Luckily I scored a jetty on Monday – and being tied to a jetty is a good place to run the test.  So I ran the motor at 5 to 20 amps depending on the tidal flow at the time.  And I monitored the Link 10 battery monitor.  It shows cumulative amphours drained from the batteries.  I wanted to drain them to 80% discharge (160 amphours) to begin with, and then go lower while closely monitoring the voltage of individual cells.

Over two days I used up power and at 144 amphours the low voltage alarm went off. Bugger!

This is worrying.  I should easily have this much power. This highlights another pecularity of these cells. The voltage hardly drops at all for most of the disharge. It gradually creeps down – and then it falls off very suddenly to low voltage. So its difficult to monitor the available powet by watching voltage alone.

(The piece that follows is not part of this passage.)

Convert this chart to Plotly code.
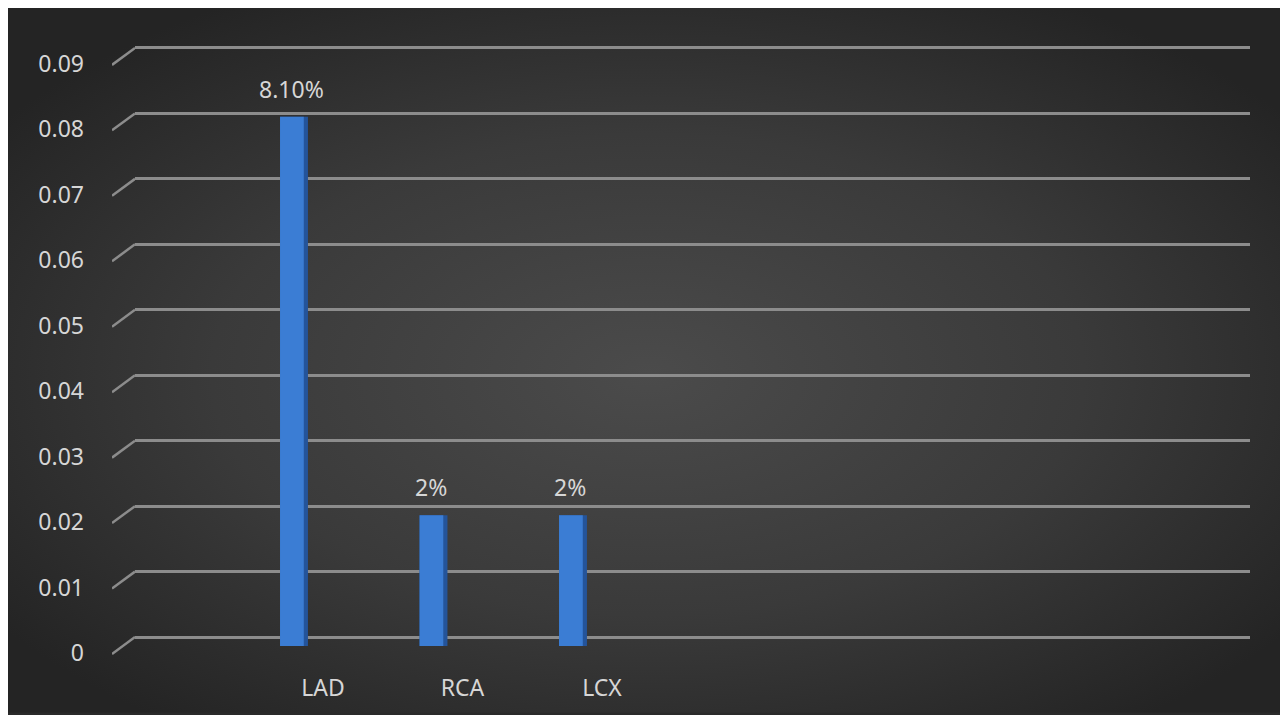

I checked the voltage of individual cells. All the cells that were attached to the common board – the easy ones to measure – were reading 3.2 volts – which means they are ok.  I had to crawl down under the cockpit to measure the other four – and I could see that on one of them, the light was off, meaning low voltage.  I measured it at 2.64 volts.  The alarm went off at 2.5 volts, and then after turning the motor off the voltage recovered to 2.64 in the 5 minutes it took me to measure the voltages.

What now? I’m consulting the supplier for advice. Perhaps because the batteries are new there’s some cycling or such that they need to ensure full capacity.  I hope so.  In the next few days I’ll be busy with other things and in that time the sun will begin to charge the batteries back up again.

But it looks now that the tank holds not even three quarters of its rated capacity – and that due to just one cell being low.